The most simple means to remove dead skin is to vigorously rub granulated brown sugar on the designated area and then wipe off with a damp cloth. For a more luxurious skin treatment blend together equal amounts of freshly minced ginger, coarse brown sugar and almond oil.

A hair removal product

Search for DIY sugaring online and you’ll find many recipes for a simple sugar hair removal paste. Sugar, water and lemon juice are all that is needed to create a mixture that is akin to hair removal wax. Sugaring is very similar to waxing because it removes hair from the root. It is claimed that sugaring is less painful than waxing as the homemade sugar paste does not stick to the skin in the same way hot body wax tends to.

To make a sugaring paste you will need:

  • 2 cups white cane sugar
  • 1/4 cup lemon juice
  • 1/4 cup water

Mix the ingredients in a heavy saucepan over a medium-high heat. Stir the mixture often so that it doesn't overheat at the bottom.

After the mixture comes to a boil, turn the heat down to low-medium and simmer for 25 minutes. After 25 minutes of simmering, the sugar hair removal product should be a dark amber color.

Remove it from the heat and let it cool for about 10 minutes before placing in an airtight container to keep the product from getting too sticky and becoming difficult to work with.

Once the product has cooled, you are ready for hair removal - apply and work in similar way as with body wax. You can use the same ball of sugar mixture around 5 or 6 times. Each time you pull it off your skin, roll it into a ball again for its next use.

For home cleaning

Sugar mixed with a variety of natural acidic products from citrus fruit to vinegar can be used to remove a multitude of different stains and clean various household items. Here are just some recommendations of what can be turned pristine with a simple sugar solution.
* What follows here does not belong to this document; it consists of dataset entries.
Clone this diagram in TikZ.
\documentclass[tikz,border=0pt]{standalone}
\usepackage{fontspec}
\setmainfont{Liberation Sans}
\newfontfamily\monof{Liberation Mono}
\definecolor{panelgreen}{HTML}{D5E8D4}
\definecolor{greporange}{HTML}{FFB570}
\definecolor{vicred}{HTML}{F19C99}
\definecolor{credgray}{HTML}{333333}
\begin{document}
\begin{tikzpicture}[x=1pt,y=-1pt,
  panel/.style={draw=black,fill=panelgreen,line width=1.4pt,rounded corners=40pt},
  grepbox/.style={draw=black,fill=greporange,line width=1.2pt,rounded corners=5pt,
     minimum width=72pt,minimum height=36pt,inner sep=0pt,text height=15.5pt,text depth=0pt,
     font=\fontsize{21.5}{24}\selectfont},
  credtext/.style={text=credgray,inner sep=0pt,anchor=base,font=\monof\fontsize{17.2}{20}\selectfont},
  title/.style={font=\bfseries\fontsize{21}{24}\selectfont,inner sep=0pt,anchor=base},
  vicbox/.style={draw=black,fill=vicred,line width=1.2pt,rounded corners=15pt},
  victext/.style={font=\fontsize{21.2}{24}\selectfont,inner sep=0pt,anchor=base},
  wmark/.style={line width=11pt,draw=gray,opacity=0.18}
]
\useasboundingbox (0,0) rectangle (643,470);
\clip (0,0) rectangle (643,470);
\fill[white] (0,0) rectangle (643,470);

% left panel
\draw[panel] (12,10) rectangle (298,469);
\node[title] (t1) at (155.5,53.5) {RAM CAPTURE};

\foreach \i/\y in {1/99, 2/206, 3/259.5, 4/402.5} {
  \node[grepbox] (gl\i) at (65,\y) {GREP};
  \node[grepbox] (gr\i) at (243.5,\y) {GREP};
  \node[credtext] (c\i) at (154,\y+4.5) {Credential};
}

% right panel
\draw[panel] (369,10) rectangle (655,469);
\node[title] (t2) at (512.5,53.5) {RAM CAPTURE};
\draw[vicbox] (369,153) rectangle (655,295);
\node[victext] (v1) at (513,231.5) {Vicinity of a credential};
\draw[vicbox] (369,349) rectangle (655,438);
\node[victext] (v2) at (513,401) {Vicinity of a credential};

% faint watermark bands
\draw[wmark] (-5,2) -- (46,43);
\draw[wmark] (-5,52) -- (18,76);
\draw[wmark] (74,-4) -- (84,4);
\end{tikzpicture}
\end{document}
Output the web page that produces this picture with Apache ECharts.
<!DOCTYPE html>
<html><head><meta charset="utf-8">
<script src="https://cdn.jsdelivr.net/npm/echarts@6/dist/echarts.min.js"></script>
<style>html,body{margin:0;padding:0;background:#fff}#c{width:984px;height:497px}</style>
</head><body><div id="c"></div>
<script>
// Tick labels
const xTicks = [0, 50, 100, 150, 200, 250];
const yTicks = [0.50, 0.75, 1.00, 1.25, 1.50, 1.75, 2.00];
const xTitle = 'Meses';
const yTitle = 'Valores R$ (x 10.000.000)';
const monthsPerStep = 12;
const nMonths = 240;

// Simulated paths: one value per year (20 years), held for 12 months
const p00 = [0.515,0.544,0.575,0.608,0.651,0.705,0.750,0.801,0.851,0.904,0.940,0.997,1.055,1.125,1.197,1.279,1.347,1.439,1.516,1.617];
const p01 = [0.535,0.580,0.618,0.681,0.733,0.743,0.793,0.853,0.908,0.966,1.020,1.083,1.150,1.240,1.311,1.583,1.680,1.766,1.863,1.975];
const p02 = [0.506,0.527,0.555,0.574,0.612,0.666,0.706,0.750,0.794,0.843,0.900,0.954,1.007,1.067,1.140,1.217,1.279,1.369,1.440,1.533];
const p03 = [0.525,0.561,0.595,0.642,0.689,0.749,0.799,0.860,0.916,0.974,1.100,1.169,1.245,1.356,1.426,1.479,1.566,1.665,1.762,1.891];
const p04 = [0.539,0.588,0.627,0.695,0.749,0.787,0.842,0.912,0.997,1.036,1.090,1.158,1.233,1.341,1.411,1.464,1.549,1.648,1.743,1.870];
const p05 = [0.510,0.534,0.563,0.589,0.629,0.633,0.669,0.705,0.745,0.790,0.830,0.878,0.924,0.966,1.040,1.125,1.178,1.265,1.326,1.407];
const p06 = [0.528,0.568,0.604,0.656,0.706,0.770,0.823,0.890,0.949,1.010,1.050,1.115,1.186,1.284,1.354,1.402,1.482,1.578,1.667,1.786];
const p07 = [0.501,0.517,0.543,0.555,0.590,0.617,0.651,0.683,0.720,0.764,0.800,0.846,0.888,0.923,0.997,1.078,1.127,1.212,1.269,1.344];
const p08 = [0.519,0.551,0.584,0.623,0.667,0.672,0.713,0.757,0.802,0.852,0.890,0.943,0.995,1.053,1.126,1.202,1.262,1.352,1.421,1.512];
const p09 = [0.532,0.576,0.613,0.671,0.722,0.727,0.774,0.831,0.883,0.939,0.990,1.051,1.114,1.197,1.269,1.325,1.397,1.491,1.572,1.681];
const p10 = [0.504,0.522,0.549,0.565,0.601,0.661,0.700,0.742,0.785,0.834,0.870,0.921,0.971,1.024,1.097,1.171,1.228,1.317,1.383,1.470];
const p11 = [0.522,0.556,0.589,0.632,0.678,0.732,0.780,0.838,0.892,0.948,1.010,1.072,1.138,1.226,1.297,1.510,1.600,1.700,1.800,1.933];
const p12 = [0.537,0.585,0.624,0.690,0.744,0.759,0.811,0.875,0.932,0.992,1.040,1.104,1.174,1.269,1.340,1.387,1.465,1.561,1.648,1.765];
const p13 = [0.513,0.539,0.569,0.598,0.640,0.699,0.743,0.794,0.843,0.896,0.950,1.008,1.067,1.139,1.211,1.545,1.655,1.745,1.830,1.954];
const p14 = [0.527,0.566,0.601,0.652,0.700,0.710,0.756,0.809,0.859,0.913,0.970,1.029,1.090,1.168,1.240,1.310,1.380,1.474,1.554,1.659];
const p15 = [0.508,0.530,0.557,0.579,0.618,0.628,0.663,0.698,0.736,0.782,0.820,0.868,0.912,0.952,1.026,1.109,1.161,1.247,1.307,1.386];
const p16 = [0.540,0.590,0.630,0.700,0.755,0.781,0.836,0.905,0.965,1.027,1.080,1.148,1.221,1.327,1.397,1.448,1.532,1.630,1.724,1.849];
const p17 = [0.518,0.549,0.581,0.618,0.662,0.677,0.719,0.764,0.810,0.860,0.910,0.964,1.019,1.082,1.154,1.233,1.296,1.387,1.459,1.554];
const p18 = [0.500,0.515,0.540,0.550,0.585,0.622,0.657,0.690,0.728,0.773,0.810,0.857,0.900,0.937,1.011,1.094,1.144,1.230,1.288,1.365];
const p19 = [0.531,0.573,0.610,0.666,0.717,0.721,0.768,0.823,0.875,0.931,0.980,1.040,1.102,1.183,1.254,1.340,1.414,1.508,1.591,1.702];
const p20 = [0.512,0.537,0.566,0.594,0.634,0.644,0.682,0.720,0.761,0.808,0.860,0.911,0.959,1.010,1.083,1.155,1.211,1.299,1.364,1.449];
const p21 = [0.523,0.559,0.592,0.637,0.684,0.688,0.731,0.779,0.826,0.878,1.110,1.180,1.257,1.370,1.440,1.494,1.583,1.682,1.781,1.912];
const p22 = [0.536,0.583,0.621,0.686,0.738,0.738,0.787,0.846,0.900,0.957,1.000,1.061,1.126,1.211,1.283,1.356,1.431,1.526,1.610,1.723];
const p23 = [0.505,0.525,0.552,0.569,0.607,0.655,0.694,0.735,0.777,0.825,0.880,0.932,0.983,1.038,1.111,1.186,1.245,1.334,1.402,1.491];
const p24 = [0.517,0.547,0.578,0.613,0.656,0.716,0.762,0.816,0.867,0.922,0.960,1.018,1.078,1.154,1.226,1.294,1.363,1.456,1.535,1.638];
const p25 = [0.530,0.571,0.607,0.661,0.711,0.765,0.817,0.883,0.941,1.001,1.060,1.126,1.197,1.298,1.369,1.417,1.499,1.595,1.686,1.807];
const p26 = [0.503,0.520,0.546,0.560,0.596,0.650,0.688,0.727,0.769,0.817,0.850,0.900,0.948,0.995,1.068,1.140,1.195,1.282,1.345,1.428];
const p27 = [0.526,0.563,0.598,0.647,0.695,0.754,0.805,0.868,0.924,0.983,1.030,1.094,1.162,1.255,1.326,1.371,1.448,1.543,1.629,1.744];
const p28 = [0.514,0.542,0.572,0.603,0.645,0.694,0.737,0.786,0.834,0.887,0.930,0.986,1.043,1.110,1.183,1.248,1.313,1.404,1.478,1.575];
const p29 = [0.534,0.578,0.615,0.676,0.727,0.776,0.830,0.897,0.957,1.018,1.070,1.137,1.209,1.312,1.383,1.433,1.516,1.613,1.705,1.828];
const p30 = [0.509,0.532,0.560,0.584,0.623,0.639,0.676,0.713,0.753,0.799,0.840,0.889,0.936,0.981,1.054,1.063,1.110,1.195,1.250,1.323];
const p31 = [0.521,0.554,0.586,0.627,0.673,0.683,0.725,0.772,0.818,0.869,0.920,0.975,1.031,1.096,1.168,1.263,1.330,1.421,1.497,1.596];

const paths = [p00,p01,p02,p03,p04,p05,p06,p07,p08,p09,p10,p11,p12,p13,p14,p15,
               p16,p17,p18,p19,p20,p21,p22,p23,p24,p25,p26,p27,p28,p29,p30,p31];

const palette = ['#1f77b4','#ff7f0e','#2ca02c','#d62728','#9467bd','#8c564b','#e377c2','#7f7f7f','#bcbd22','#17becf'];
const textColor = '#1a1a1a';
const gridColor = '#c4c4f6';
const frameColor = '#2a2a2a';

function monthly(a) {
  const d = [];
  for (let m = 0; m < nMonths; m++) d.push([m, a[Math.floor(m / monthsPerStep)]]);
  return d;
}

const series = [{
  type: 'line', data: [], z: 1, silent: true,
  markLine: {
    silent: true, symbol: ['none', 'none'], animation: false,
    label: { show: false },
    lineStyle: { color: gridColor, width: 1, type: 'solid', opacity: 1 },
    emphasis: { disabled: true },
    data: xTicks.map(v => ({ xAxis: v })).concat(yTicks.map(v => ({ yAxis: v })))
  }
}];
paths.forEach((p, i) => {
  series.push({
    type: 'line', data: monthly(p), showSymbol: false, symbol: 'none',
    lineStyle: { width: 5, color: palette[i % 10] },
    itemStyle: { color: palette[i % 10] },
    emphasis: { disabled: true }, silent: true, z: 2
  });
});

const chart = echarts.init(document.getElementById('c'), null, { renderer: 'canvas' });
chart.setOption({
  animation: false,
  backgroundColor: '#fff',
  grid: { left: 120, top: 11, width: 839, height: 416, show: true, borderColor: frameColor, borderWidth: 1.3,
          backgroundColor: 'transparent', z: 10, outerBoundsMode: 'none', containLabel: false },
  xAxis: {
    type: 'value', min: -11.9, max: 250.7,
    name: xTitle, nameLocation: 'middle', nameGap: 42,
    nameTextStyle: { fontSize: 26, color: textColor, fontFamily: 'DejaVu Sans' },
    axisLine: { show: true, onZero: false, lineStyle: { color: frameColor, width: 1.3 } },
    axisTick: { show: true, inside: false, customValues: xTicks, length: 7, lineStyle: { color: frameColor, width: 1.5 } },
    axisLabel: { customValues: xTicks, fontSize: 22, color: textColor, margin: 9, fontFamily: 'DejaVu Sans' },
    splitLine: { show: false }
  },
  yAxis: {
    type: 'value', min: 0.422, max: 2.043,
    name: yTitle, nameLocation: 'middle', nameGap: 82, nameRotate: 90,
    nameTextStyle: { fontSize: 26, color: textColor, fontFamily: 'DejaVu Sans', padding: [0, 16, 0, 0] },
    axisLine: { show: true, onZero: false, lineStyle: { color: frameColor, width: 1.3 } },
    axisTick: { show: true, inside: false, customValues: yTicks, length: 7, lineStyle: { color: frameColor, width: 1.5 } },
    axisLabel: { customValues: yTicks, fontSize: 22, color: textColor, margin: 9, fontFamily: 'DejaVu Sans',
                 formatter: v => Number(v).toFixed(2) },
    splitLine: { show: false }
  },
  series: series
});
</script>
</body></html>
Stains: To get rid of common stains, mix warm water with sugar until it forms a paste. Rub the paste over the stain and let sit for about an hour, then wash with regular detergent.

Grease: To remove grease from hands wash them with a mixture of liquid soap and caster sugar. The rough granules of sugar will act as an exfoliator cleaning your hands of excess grease.
Marked floors: To remove stains from the floor (mosaic or wooded) mix of 4tbsp. of vinegar, to the same quantity of sugar. Apply the mixture directly to the stain with a cotton cloth to lighten the area.
Rust: A sugar and lemon juice solution can be used to clean rust. To try – add the juice of one lemon into 3tbsp. of sugar for an effective cleaning mixture.

Silver: A mixture of sugar and rose water is purported to be an excellent solution to make silverware sparkle. Add one tbsp. of rose water to 3 tbsp. of sugar. Mix the solution until the sugar melts and then it is ready to use.